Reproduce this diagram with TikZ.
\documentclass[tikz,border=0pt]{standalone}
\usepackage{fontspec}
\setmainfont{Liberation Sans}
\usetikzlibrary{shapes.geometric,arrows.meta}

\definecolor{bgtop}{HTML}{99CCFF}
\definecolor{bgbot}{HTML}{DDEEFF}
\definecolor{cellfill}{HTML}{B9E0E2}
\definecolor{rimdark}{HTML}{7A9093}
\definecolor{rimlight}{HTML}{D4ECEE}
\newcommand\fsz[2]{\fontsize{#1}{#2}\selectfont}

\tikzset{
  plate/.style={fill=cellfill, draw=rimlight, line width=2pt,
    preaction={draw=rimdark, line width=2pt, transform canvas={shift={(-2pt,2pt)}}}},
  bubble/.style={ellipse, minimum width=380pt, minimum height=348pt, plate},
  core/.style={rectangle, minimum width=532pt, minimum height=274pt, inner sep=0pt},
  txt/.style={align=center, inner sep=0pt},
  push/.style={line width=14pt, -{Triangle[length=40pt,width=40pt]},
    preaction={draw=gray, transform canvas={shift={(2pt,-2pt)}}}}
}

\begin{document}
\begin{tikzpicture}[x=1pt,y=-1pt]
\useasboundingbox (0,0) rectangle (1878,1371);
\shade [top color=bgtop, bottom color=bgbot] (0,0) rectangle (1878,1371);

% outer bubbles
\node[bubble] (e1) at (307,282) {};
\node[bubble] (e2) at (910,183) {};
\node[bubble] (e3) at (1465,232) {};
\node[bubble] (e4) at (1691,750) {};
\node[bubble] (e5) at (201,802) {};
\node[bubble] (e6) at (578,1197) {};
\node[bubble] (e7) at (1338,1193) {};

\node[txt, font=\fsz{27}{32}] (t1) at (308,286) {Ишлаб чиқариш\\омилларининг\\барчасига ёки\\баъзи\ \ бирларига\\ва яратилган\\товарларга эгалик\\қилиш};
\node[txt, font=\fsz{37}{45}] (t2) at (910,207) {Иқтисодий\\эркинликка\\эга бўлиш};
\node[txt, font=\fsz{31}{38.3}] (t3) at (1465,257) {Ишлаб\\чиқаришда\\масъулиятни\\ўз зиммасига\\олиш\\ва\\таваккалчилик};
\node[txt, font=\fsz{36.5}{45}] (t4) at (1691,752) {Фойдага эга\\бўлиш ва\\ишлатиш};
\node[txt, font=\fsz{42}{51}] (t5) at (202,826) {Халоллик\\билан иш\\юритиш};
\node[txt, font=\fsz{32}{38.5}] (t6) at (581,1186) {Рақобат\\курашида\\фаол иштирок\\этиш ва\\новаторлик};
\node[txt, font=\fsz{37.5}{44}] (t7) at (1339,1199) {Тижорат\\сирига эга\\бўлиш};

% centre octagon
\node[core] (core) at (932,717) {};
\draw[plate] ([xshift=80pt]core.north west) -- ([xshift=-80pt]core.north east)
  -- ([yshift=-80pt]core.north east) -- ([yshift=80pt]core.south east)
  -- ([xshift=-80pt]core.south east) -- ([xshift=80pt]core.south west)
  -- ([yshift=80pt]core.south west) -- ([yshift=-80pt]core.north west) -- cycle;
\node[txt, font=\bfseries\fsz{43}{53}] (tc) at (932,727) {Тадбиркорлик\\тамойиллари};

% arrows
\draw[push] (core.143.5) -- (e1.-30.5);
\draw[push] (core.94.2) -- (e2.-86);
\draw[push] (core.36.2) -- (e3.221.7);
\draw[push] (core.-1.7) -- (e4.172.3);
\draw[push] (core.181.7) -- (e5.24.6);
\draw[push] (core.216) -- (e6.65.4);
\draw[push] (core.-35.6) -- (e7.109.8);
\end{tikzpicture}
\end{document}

§ DIRECTIVE:
Return all of the data exactly as it reads.

§ RESPONSE TO THE EXERCISE:
Reproduce this diagram with TikZ.
\documentclass[tikz,border=0pt]{standalone}
\usepackage{fontspec}
\setmainfont{Liberation Sans}
\usetikzlibrary{shapes.geometric,arrows.meta}

\definecolor{bgtop}{HTML}{99CCFF}
\definecolor{bgbot}{HTML}{DDEEFF}
\definecolor{cellfill}{HTML}{B9E0E2}
\definecolor{rimdark}{HTML}{7A9093}
\definecolor{rimlight}{HTML}{D4ECEE}
\newcommand\fsz[2]{\fontsize{#1}{#2}\selectfont}

\tikzset{
  plate/.style={fill=cellfill, draw=rimlight, line width=2pt,
    preaction={draw=rimdark, line width=2pt, transform canvas={shift={(-2pt,2pt)}}}},
  bubble/.style={ellipse, minimum width=380pt, minimum height=348pt, plate},
  core/.style={rectangle, minimum width=532pt, minimum height=274pt, inner sep=0pt},
  txt/.style={align=center, inner sep=0pt},
  push/.style={line width=14pt, -{Triangle[length=40pt,width=40pt]},
    preaction={draw=gray, transform canvas={shift={(2pt,-2pt)}}}}
}

\begin{document}
\begin{tikzpicture}[x=1pt,y=-1pt]
\useasboundingbox (0,0) rectangle (1878,1371);
\shade [top color=bgtop, bottom color=bgbot] (0,0) rectangle (1878,1371);

% outer bubbles
\node[bubble] (e1) at (307,282) {};
\node[bubble] (e2) at (910,183) {};
\node[bubble] (e3) at (1465,232) {};
\node[bubble] (e4) at (1691,750) {};
\node[bubble] (e5) at (201,802) {};
\node[bubble] (e6) at (578,1197) {};
\node[bubble] (e7) at (1338,1193) {};

\node[txt, font=\fsz{27}{32}] (t1) at (308,286) {Ишлаб чиқариш\\омилларининг\\барчасига ёки\\баъзи\ \ бирларига\\ва яратилган\\товарларга эгалик\\қилиш};
\node[txt, font=\fsz{37}{45}] (t2) at (910,207) {Иқтисодий\\эркинликка\\эга бўлиш};
\node[txt, font=\fsz{31}{38.3}] (t3) at (1465,257) {Ишлаб\\чиқаришда\\масъулиятни\\ўз зиммасига\\олиш\\ва\\таваккалчилик};
\node[txt, font=\fsz{36.5}{45}] (t4) at (1691,752) {Фойдага эга\\бўлиш ва\\ишлатиш};
\node[txt, font=\fsz{42}{51}] (t5) at (202,826) {Халоллик\\билан иш\\юритиш};
\node[txt, font=\fsz{32}{38.5}] (t6) at (581,1186) {Рақобат\\курашида\\фаол иштирок\\этиш ва\\новаторлик};
\node[txt, font=\fsz{37.5}{44}] (t7) at (1339,1199) {Тижорат\\сирига эга\\бўлиш};

% centre octagon
\node[core] (core) at (932,717) {};
\draw[plate] ([xshift=80pt]core.north west) -- ([xshift=-80pt]core.north east)
  -- ([yshift=-80pt]core.north east) -- ([yshift=80pt]core.south east)
  -- ([xshift=-80pt]core.south east) -- ([xshift=80pt]core.south west)
  -- ([yshift=80pt]core.south west) -- ([yshift=-80pt]core.north west) -- cycle;
\node[txt, font=\bfseries\fsz{43}{53}] (tc) at (932,727) {Тадбиркорлик\\тамойиллари};

% arrows
\draw[push] (core.143.5) -- (e1.-30.5);
\draw[push] (core.94.2) -- (e2.-86);
\draw[push] (core.36.2) -- (e3.221.7);
\draw[push] (core.-1.7) -- (e4.172.3);
\draw[push] (core.181.7) -- (e5.24.6);
\draw[push] (core.216) -- (e6.65.4);
\draw[push] (core.-35.6) -- (e7.109.8);
\end{tikzpicture}
\end{document}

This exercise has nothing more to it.